Keeping myself well away from my friends,

writing long texts but not pressing send. 

Listening still, to the negative voice,

too weak to make yet another choice. 

‘Everyone thinks you’re a tiresome bore,

Keeping in touch, such a thankless chore. 

No one likes you and Nobody cares,

No one wants you anywhere.’ 

So I won’t go out, but I hate to stay in,

I need to be known, but I won’t let you in,

I want to be nice but it’s too hard to try, 

I don’t want to live, but I don’t want to die. 

Depression I hate you, anxiety too. 

Endlessly stuck in the world of confused. 

The world stopped spinning…

The world stopped spinning today! It really, actually did.
My world. I was sitting amidst the pandemonium that is ‘after school home works, snacks and chats’ and all of a sudden everything around me seemed quieter and dulled and the words of a song pierced my soul. I’d never ‘heard’ this song before yet I’ve listened to it a hundred times. Father God spoke to me. 

Clearly. 

Succinctly. 

I heard his voice through the words of the song and I immediately penned a response. 
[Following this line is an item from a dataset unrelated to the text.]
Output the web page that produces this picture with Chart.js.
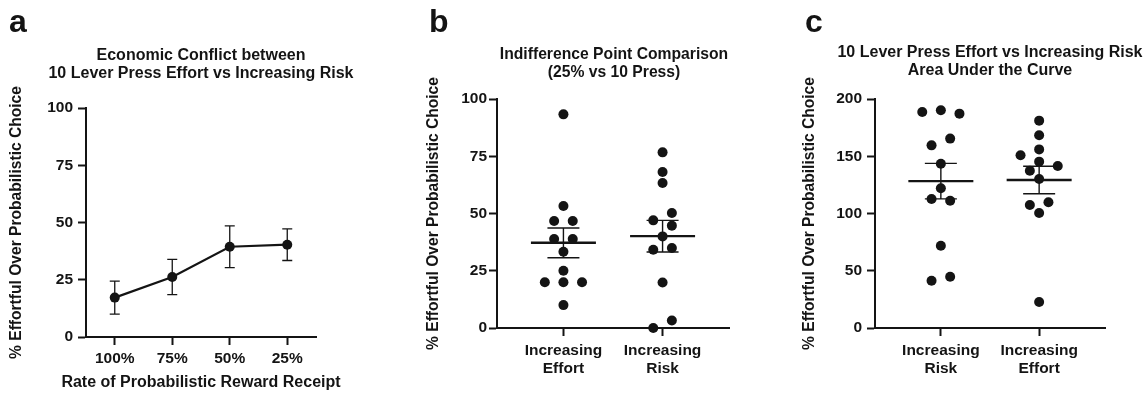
<!DOCTYPE html>
<html>
<head>
<meta charset="utf-8">
<script src="https://cdn.jsdelivr.net/npm/chart.js@4.4.1/dist/chart.umd.min.js"></script>
<style>
  body { margin: 0; background: #fff; }
  #wrap { position: relative; width: 1148px; height: 396px; overflow: hidden; font-family: 'Liberation Sans', Arial, sans-serif; font-weight: bold; color: #141414; }
  #wrap canvas { position: absolute; top: 0; }
  .tag { position: absolute; top: 5px; font-size: 32px; line-height: 1; }
  .ttl { position: absolute; width: 400px; text-align: center; font-size: 16px; line-height: 18px; white-space: nowrap; }
</style>
</head>
<body>
<div id="wrap">
  <canvas id="chartA" width="380" height="396" style="left:0"></canvas>
  <canvas id="chartB" width="380" height="396" style="left:380px"></canvas>
  <canvas id="chartC" width="388" height="396" style="left:760px"></canvas>
  <div class="tag" style="left:9px">a</div>
  <div class="tag" style="left:429px">b</div>
  <div class="tag" style="left:805px">c</div>
  <div class="ttl" style="left:1px;top:46px">Economic Conflict between<br>10 Lever Press Effort vs Increasing Risk</div>
  <div class="ttl" style="left:1px;top:373px">Rate of Probabilistic Reward Receipt</div>
  <div class="ttl" style="left:414px;top:44.5px;font-size:15.7px;line-height:18.3px">Indifference Point Comparison<br>(25% vs 10 Press)</div>
  <div class="ttl" style="left:790px;top:43.3px">10 Lever Press Effort vs Increasing Risk<br>Area Under the Curve</div>
</div>
<script>
// a - economic conflict curve (mean +/- sem)
const rateLabels = ['100%', '75%', '50%', '25%'];
const conflictMean = [17.2, 26.2, 39.4, 40.3];
const conflictSem = [7.2, 7.7, 9.1, 6.9];

// b - indifference points, one value per animal
const indiffGroups = [['Increasing', 'Effort'], ['Increasing', 'Risk']];
const indiffEffort = [93.3, 53.3, 46.7, 46.7, 38.9, 38.9, 33.3, 25.0, 20.0, 20.0, 20.0, 10.0];
const indiffRisk = [76.7, 68.1, 63.3, 50.2, 47.0, 44.7, 40.0, 34.9, 34.2, 19.9, 3.3, 0.0];
const indiffMean = [37.2, 40.1];
const indiffSem = [6.5, 6.9];

// c - area under the curve
const aucGroups = [['Increasing', 'Risk'], ['Increasing', 'Effort']];
const aucRisk = [190.1, 188.6, 187.2, 165.4, 159.5, 143.5, 122.0, 112.7, 111.2, 71.9, 44.8, 41.3];
const aucEffort = [181.1, 168.3, 156.0, 150.8, 145.3, 141.5, 137.4, 130.1, 109.8, 107.4, 100.4, 22.7];
const aucMean = [128.3, 129.3];
const aucSem = [15.5, 12.0];

const yTitle = '% Effortful Over Probabilistic Choice';
const ink = '#141414';

Chart.defaults.font.family = "'Liberation Sans', Arial, sans-serif";
Chart.defaults.font.size = 15.5;
Chart.defaults.font.weight = 'bold';
Chart.defaults.color = ink;

const border = { display: true, color: ink, width: 2 };
const grid = { drawOnChartArea: false, drawTicks: true, tickLength: 8, tickWidth: 2, tickColor: ink, offset: false };

// error bars for the line chart
const errorBars = {
    id: 'errorBars',
    beforeDatasetsDraw(chart, args, opts) {
        const { ctx, scales: { x, y } } = chart;
        ctx.save();
        ctx.strokeStyle = ink;
        ctx.lineWidth = 1.3;
        opts.mean.forEach((m, i) => {
            const px = x.getPixelForValue(i);
            const top = y.getPixelForValue(m + opts.sem[i]);
            const bot = y.getPixelForValue(m - opts.sem[i]);
            ctx.beginPath();
            ctx.moveTo(px, top); ctx.lineTo(px, bot);
            ctx.moveTo(px - 5, top); ctx.lineTo(px + 5, top);
            ctx.moveTo(px - 5, bot); ctx.lineTo(px + 5, bot);
            ctx.stroke();
        });
        ctx.restore();
    }
};

// mean line + sem whiskers for the dot plots
const meanSem = {
    id: 'meanSem',
    afterDatasetsDraw(chart, args, opts) {
        const { ctx, scales: { x, y } } = chart;
        ctx.save();
        ctx.strokeStyle = ink;
        opts.mean.forEach((m, i) => {
            const px = x.getPixelForValue(i + 1);
            const py = y.getPixelForValue(m);
            const top = y.getPixelForValue(m + opts.sem[i]);
            const bot = y.getPixelForValue(m - opts.sem[i]);
            ctx.lineWidth = 1.4;
            ctx.beginPath();
            ctx.moveTo(px, top); ctx.lineTo(px, bot);
            ctx.moveTo(px - 16, top); ctx.lineTo(px + 16, top);
            ctx.moveTo(px - 16, bot); ctx.lineTo(px + 16, bot);
            ctx.stroke();
            ctx.lineWidth = 2.4;
            ctx.beginPath();
            ctx.moveTo(px - 32.5, py); ctx.lineTo(px + 32.5, py);
            ctx.stroke();
        });
        ctx.restore();
    }
};

// spread points with close values sideways (simple beeswarm)
const SLOT = 9.3, MIN_GAP = 12, RUN_GAP = 10.5;
const swarm = function(chart, values, center) {
    const xs = chart.scales.x, ys = chart.scales.y;
    const unitPx = xs.getPixelForValue(2) - xs.getPixelForValue(1);
    const order = values.map((v, i) => i).sort((p, q) => values[q] - values[p]);
    const py = values.map(v => ys.getPixelForValue(v));
    const slots = [];
    const placed = [];
    order.forEach(i => {
        for (let n = 0; n < 20; n++) {
            const s = n === 0 ? 0 : (n % 2 ? -(n + 1) / 2 : n / 2);
            const ok = placed.every(p => Math.hypot((p.s - s) * SLOT, p.y - py[i]) >= MIN_GAP);
            if (ok) { slots[i] = s; placed.push({ s: s, y: py[i] }); break; }
        }
    });
    // recentre each run of overlapping points
    let run = [order[0]];
    const flush = function() {
        const ks = run.map(i => slots[i]);
        const mid = (Math.min(...ks) + Math.max(...ks)) / 2;
        run.forEach(i => { slots[i] -= mid; });
    };
    for (let j = 1; j < order.length; j++) {
        if (Math.abs(py[order[j - 1]] - py[order[j]]) < RUN_GAP) run.push(order[j]);
        else { flush(); run = [order[j]]; }
    }
    flush();
    return values.map((v, i) => ({ x: center + slots[i] * SLOT / unitPx, y: v }));
};

const yAxis = function(max, step, width, titlePad, tickPad) {
    return {
        min: 0, max: max,
        ticks: { stepSize: step, padding: tickPad },
        grid: grid, border: border,
        title: { display: true, text: yTitle, padding: { top: titlePad, bottom: 0 }, font: { size: 15.6 } },
        afterFit: function(s) { s.width = width; }
    };
};

// ---- a
new Chart(document.getElementById('chartA'), {
    type: 'line',
    data: {
        labels: rateLabels,
        datasets: [{
            data: conflictMean,
            borderColor: ink, borderWidth: 2.2,
            pointRadius: 5, pointBackgroundColor: ink, pointBorderWidth: 0,
            clip: false
        }]
    },
    options: {
        responsive: false, animation: false, events: [],
        layout: { padding: { top: 108, right: 64, left: 0, bottom: 0 } },
        plugins: {
            legend: { display: false }, tooltip: { enabled: false },
            errorBars: { mean: conflictMean, sem: conflictSem }
        },
        scales: {
            x: {
                offset: true,
                ticks: { padding: 4, maxRotation: 0 },
                grid: grid, border: border,
                afterFit: function(s) { s.height = 59; }
            },
            y: yAxis(100, 25, 86, 7.7, 5)
        }
    },
    plugins: [errorBars]
});

// ---- b and c share the dot-plot layout
const dotPlot = function(id, groups, sets, mean, sem, max, step, opt) {
    const chart = new Chart(document.getElementById(id), {
        type: 'scatter',
        data: {
            datasets: sets.map((vals, g) => ({
                data: vals.map(v => ({ x: g + 1, y: v })),
                pointRadius: 5, pointBackgroundColor: ink, pointBorderWidth: 0,
                clip: false
            }))
        },
        options: {
            responsive: false, animation: false, events: [],
            layout: { padding: { top: 99, right: opt.right, left: 0, bottom: 0 } },
            plugins: {
                legend: { display: false }, tooltip: { enabled: false },
                meanSem: { mean: mean, sem: sem }
            },
            scales: {
                x: {
                    type: 'linear', min: 0.33, max: 2.67,
                    afterBuildTicks: function(s) { s.ticks = [{ value: 1 }, { value: 2 }]; },
                    ticks: {
                        padding: 6, maxRotation: 0, autoSkip: false,
                        font: { lineHeight: '17.5px' },
                        callback: v => groups[v - 1]
                    },
                    grid: grid, border: border,
                    afterFit: function(s) { s.height = 68; }
                },
                y: yAxis(max, step, opt.left, opt.titlePad, opt.tickPad)
            }
        },
        plugins: [meanSem]
    });
    chart.data.datasets.forEach((ds, g) => { ds.data = swarm(chart, sets[g], g + 1); });
    chart.update('none');
};

dotPlot('chartB', indiffGroups, [indiffEffort, indiffRisk], indiffMean, indiffSem, 100, 25, {
    left: 117, right: 31, titlePad: 44, tickPad: 2
});

dotPlot('chartC', aucGroups, [aucRisk, aucEffort], aucMean, aucSem, 200, 50, {
    left: 115, right: 43, titlePad: 40.7, tickPad: 5
});
</script>
</body>
</html>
I couldn’t tell you now what song it was and perhaps I’ll never know for it was my unique moment in time when my daddy stopped the world from spinning just for me. Just to tell me, that he is loving me. 

Right now. 

Here. 

In the chaos, in the mystery, in life. 


In this moment the chaos ceases,

My world stops and I go to pieces.

Your voice burns into my heart, 

as you tell me it’s ok to fall apart.

My baby steps are gigantic leaps,

leading into your unending peace. 

You pause my day,  just to tell me

that we’re in love, so deeply.

The creator of life serenades me,

a love song so melodic and sweet,

so strong and piercing I cannot deny

It reaches deep inside my sighs. 

The moment passes, I move on

but the words you spoke are never gone. 



Zephaniah 3:17

For the Lord your God is living among you.

He is a mighty saviour.

He will take delight in you with gladness.

 With his love, he will calm all your fears.

He will rejoice over you with joyful songs.

  

Unworthy Princess

When thoughts of unworthy came to mind, you whisper, ‘Princess you are mine’, 

When the weight is heavy in my chest, you invite me to stroll by brooks of rest, 

You remind me you’ve counted all of my days,  yet I’ve learnt to exist in a foggy haze, 

Your arms embrace me, holding me near but I need to let go of the friend called fear. 

When I’m calling your name from the depths of my pain, You answer my cry again and again, 

When I’m overwhelmed by life’s busy call, I’m reminded you’re my all in all. 

You walk beside me, and behind, Offering release from the chains that bind, 

You hold my hand, as I struggle to cope, Reminding me gently that you are my hope.  

 

Too scared to reach out..

Thoughts from a friend, desperate to reach out but too scared…. 

 ‘Another encounter, a friend stops by, 

I change from my jammies and try not to cry, 

I put on my lip gloss, along with a smile, 

I play perfect hostess as she stays for a while. 

We talk about good times, my chest feels so tight, 

I long to be honest, but I can’t, not tonight. 

We chat over coffee, she can’t see my pain, 

I’m so used to hiding and playing this game. 

I’m drowning in sadness, I don’t let it show, 

Anxiety grips me but she doesn’t know. 

We hug as she’s leaving, my heart breaks some more, 

Alone in depression as I close the door.’

Happy New Year?

A message from a friend reminds me that not everyone is experiencing a Happy New Year. Spare a thought for those suffering and for all those being brave. 
 

Here is how she feels….

‘In case you don’t feel like a Happy New Year, know you’re not alone and that I am here. 

For me a new digit just brings me distress,

To know another year of anxiety and mess,

Another month to mark the memorable time,

when I feel like I lost all that is mine.

When my depression made itself so comfy at home,

And surrounded by people I am constantly alone. 

When the struggle continues, another year looms, 

To limp through, to stumble, to open new wounds.  

The hope of New Year means nothing to me, the promise of peace is only a dream.